WHAT YOU NEED TO DO:
Restate each line of the listing exactly, without carrying over any pictures.

INFORMATION PROVIDED:
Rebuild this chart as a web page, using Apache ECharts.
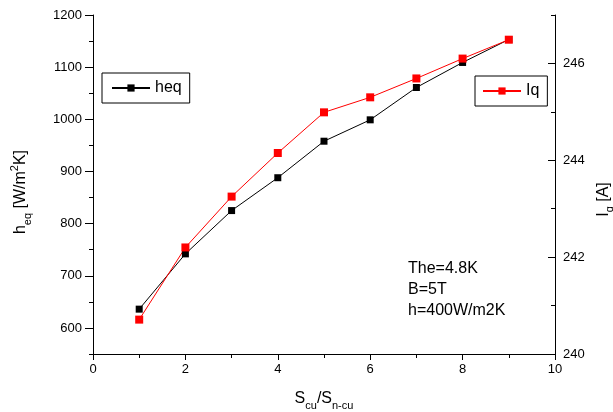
<!DOCTYPE html>
<html>
<head>
<meta charset="utf-8">
<script src="https://cdn.jsdelivr.net/npm/echarts@6/dist/echarts.min.js"></script>
<style>html,body{margin:0;padding:0;background:#fff}#c{width:613px;height:412px}</style>
</head>
<body>
<div id="c"></div>
<script>
const xValues = [1, 2, 3, 4, 5, 6, 7, 8, 9];
const heqValues = [636, 742, 825, 888, 958, 999, 1061, 1109, 1153];
const iqValues = [240.71, 242.20, 243.25, 244.15, 244.99, 245.30, 245.69, 246.10, 246.49];
const leftTicks = [600, 700, 800, 900, 1000, 1100, 1200];
const rightTicks = [240, 242, 244, 246];
const annotationLines = ['The=4.8K', 'B=5T', 'h=400W/m2K'];

const font = 'Arial, "Liberation Sans", sans-serif';
const chart = echarts.init(document.getElementById('c'), null, {renderer: 'canvas'});
const axisLineStyle = {color: '#000', width: 1};
const tickLabel = {color: '#000', fontSize: 13, fontFamily: font, formatter: v => String(v)};

chart.setOption({
  animation: false,
  backgroundColor: '#fff',
  grid: {left: 93, right: 58, top: 15, bottom: 58, containLabel: false, outerBoundsMode: 'none'},
  legend: [
    {
      data: ['heq'], left: 102, top: 73,
      borderColor: '#000', borderWidth: 1, padding: [7, 8, 7, 9],
      itemWidth: 38, itemHeight: 9,
      textStyle: {color: '#000', fontSize: 16, fontFamily: font}
    },
    {
      data: ['Iq'], left: 475, top: 76,
      borderColor: '#000', borderWidth: 1, padding: [7, 8, 7, 7],
      itemWidth: 38, itemHeight: 9,
      textStyle: {color: '#000', fontSize: 16, fontFamily: font}
    }
  ],
  xAxis: {
    type: 'value', min: 0, max: 10, interval: 2,
    name: '{n|S}{s|cu}{n|/S}{s|n-cu}', nameLocation: 'middle', nameGap: 33,
    nameTextStyle: {
      rich: {
        n: {fontSize: 16, fontFamily: font, color: '#000', lineHeight: 24, verticalAlign: 'middle'},
        s: {fontSize: 11, fontFamily: font, color: '#000', lineHeight: 24, verticalAlign: 'bottom'}
      }
    },
    axisLine: {lineStyle: axisLineStyle},
    axisTick: {show: true, inside: false, length: 6, lineStyle: axisLineStyle},
    minorTick: {show: true, splitNumber: 2, length: 4, lineStyle: axisLineStyle},
    axisLabel: Object.assign({margin: 9}, tickLabel),
    splitLine: {show: false}
  },
  yAxis: [
    {
      type: 'value', position: 'left', min: 550, max: 1200,
      name: '{n|h}{s|eq}{n| [W/m}{p|2}{n|K]}', nameLocation: 'middle', nameGap: 60, nameRotate: 90,
      nameTextStyle: {
        padding: [0, 15, 0, 0],
        rich: {
          n: {fontSize: 16, fontFamily: font, color: '#000', lineHeight: 24, verticalAlign: 'middle'},
          s: {fontSize: 11, fontFamily: font, color: '#000', lineHeight: 24, verticalAlign: 'bottom'},
          p: {fontSize: 11, fontFamily: font, color: '#000', lineHeight: 24, verticalAlign: 'top'}
        }
      },
      axisLine: {show: true, lineStyle: axisLineStyle},
      axisTick: {show: true, inside: false, length: 8, customValues: leftTicks, lineStyle: axisLineStyle},
      axisLabel: Object.assign({margin: 11, customValues: leftTicks}, tickLabel),
      splitLine: {show: false}
    },
    {
      type: 'value', position: 'left', min: 550, max: 1200, interval: 50,
      axisLine: {show: false},
      axisTick: {show: true, inside: false, length: 4, lineStyle: axisLineStyle},
      axisLabel: {show: false},
      splitLine: {show: false}
    },
    {
      type: 'value', position: 'right', min: 240, max: 247,
      name: '{n|I}{s|q}{n| [A]}', nameLocation: 'middle', nameGap: 32, nameRotate: 90,
      nameTextStyle: {
        padding: [0, 30, 0, 0],
        rich: {
          n: {fontSize: 16, fontFamily: font, color: '#000', lineHeight: 24, verticalAlign: 'middle'},
          s: {fontSize: 11, fontFamily: font, color: '#000', lineHeight: 24, verticalAlign: 'bottom'}
        }
      },
      axisLine: {show: true, lineStyle: axisLineStyle},
      axisTick: {show: true, inside: true, length: 7, customValues: rightTicks, lineStyle: axisLineStyle},
      axisLabel: Object.assign({margin: 8, customValues: rightTicks}, tickLabel),
      splitLine: {show: false}
    },
    {
      type: 'value', position: 'right', min: 240, max: 247, interval: 1,
      axisLine: {show: false},
      axisTick: {show: true, inside: true, length: 4, lineStyle: axisLineStyle},
      axisLabel: {show: false},
      splitLine: {show: false}
    }
  ],
  series: [
    {
      name: 'heq', type: 'line', yAxisIndex: 0,
      data: xValues.map((x, i) => [x, heqValues[i]]),
      symbol: 'rect', symbolSize: 7,
      itemStyle: {color: '#000'},
      lineStyle: {color: '#000', width: 1}
    },
    {
      name: 'Iq', type: 'line', yAxisIndex: 2,
      data: xValues.map((x, i) => [x, iqValues[i]]),
      symbol: 'rect', symbolSize: 8,
      itemStyle: {color: '#ff0000'},
      lineStyle: {color: '#ff0000', width: 1}
    }
  ],
  graphic: annotationLines.map((t, i) => ({
    type: 'text', left: 408, top: 261 + i * 21,
    style: {text: t, fill: '#000', fontSize: 16, fontFamily: font}
  }))
});
</script>
</body>
</html>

WORKED ANSWER:
Rebuild this chart as a web page, using Apache ECharts.
<!DOCTYPE html>
<html>
<head>
<meta charset="utf-8">
<script src="https://cdn.jsdelivr.net/npm/echarts@6/dist/echarts.min.js"></script>
<style>html,body{margin:0;padding:0;background:#fff}#c{width:613px;height:412px}</style>
</head>
<body>
<div id="c"></div>
<script>
const xValues = [1, 2, 3, 4, 5, 6, 7, 8, 9];
const heqValues = [636, 742, 825, 888, 958, 999, 1061, 1109, 1153];
const iqValues = [240.71, 242.20, 243.25, 244.15, 244.99, 245.30, 245.69, 246.10, 246.49];
const leftTicks = [600, 700, 800, 900, 1000, 1100, 1200];
const rightTicks = [240, 242, 244, 246];
const annotationLines = ['The=4.8K', 'B=5T', 'h=400W/m2K'];

const font = 'Arial, "Liberation Sans", sans-serif';
const chart = echarts.init(document.getElementById('c'), null, {renderer: 'canvas'});
const axisLineStyle = {color: '#000', width: 1};
const tickLabel = {color: '#000', fontSize: 13, fontFamily: font, formatter: v => String(v)};

chart.setOption({
  animation: false,
  backgroundColor: '#fff',
  grid: {left: 93, right: 58, top: 15, bottom: 58, containLabel: false, outerBoundsMode: 'none'},
  legend: [
    {
      data: ['heq'], left: 102, top: 73,
      borderColor: '#000', borderWidth: 1, padding: [7, 8, 7, 9],
      itemWidth: 38, itemHeight: 9,
      textStyle: {color: '#000', fontSize: 16, fontFamily: font}
    },
    {
      data: ['Iq'], left: 475, top: 76,
      borderColor: '#000', borderWidth: 1, padding: [7, 8, 7, 7],
      itemWidth: 38, itemHeight: 9,
      textStyle: {color: '#000', fontSize: 16, fontFamily: font}
    }
  ],
  xAxis: {
    type: 'value', min: 0, max: 10, interval: 2,
    name: '{n|S}{s|cu}{n|/S}{s|n-cu}', nameLocation: 'middle', nameGap: 33,
    nameTextStyle: {
      rich: {
        n: {fontSize: 16, fontFamily: font, color: '#000', lineHeight: 24, verticalAlign: 'middle'},
        s: {fontSize: 11, fontFamily: font, color: '#000', lineHeight: 24, verticalAlign: 'bottom'}
      }
    },
    axisLine: {lineStyle: axisLineStyle},
    axisTick: {show: true, inside: false, length: 6, lineStyle: axisLineStyle},
    minorTick: {show: true, splitNumber: 2, length: 4, lineStyle: axisLineStyle},
    axisLabel: Object.assign({margin: 9}, tickLabel),
    splitLine: {show: false}
  },
  yAxis: [
    {
      type: 'value', position: 'left', min: 550, max: 1200,
      name: '{n|h}{s|eq}{n| [W/m}{p|2}{n|K]}', nameLocation: 'middle', nameGap: 60, nameRotate: 90,
      nameTextStyle: {
        padding: [0, 15, 0, 0],
        rich: {
          n: {fontSize: 16, fontFamily: font, color: '#000', lineHeight: 24, verticalAlign: 'middle'},
          s: {fontSize: 11, fontFamily: font, color: '#000', lineHeight: 24, verticalAlign: 'bottom'},
          p: {fontSize: 11, fontFamily: font, color: '#000', lineHeight: 24, verticalAlign: 'top'}
        }
      },
      axisLine: {show: true, lineStyle: axisLineStyle},
      axisTick: {show: true, inside: false, length: 8, customValues: leftTicks, lineStyle: axisLineStyle},
      axisLabel: Object.assign({margin: 11, customValues: leftTicks}, tickLabel),
      splitLine: {show: false}
    },
    {
      type: 'value', position: 'left', min: 550, max: 1200, interval: 50,
      axisLine: {show: false},
      axisTick: {show: true, inside: false, length: 4, lineStyle: axisLineStyle},
      axisLabel: {show: false},
      splitLine: {show: false}
    },
    {
      type: 'value', position: 'right', min: 240, max: 247,
      name: '{n|I}{s|q}{n| [A]}', nameLocation: 'middle', nameGap: 32, nameRotate: 90,
      nameTextStyle: {
        padding: [0, 30, 0, 0],
        rich: {
          n: {fontSize: 16, fontFamily: font, color: '#000', lineHeight: 24, verticalAlign: 'middle'},
          s: {fontSize: 11, fontFamily: font, color: '#000', lineHeight: 24, verticalAlign: 'bottom'}
        }
      },
      axisLine: {show: true, lineStyle: axisLineStyle},
      axisTick: {show: true, inside: true, length: 7, customValues: rightTicks, lineStyle: axisLineStyle},
      axisLabel: Object.assign({margin: 8, customValues: rightTicks}, tickLabel),
      splitLine: {show: false}
    },
    {
      type: 'value', position: 'right', min: 240, max: 247, interval: 1,
      axisLine: {show: false},
      axisTick: {show: true, inside: true, length: 4, lineStyle: axisLineStyle},
      axisLabel: {show: false},
      splitLine: {show: false}
    }
  ],
  series: [
    {
      name: 'heq', type: 'line', yAxisIndex: 0,
      data: xValues.map((x, i) => [x, heqValues[i]]),
      symbol: 'rect', symbolSize: 7,
      itemStyle: {color: '#000'},
      lineStyle: {color: '#000', width: 1}
    },
    {
      name: 'Iq', type: 'line', yAxisIndex: 2,
      data: xValues.map((x, i) => [x, iqValues[i]]),
      symbol: 'rect', symbolSize: 8,
      itemStyle: {color: '#ff0000'},
      lineStyle: {color: '#ff0000', width: 1}
    }
  ],
  graphic: annotationLines.map((t, i) => ({
    type: 'text', left: 408, top: 261 + i * 21,
    style: {text: t, fill: '#000', fontSize: 16, fontFamily: font}
  }))
});
</script>
</body>
</html>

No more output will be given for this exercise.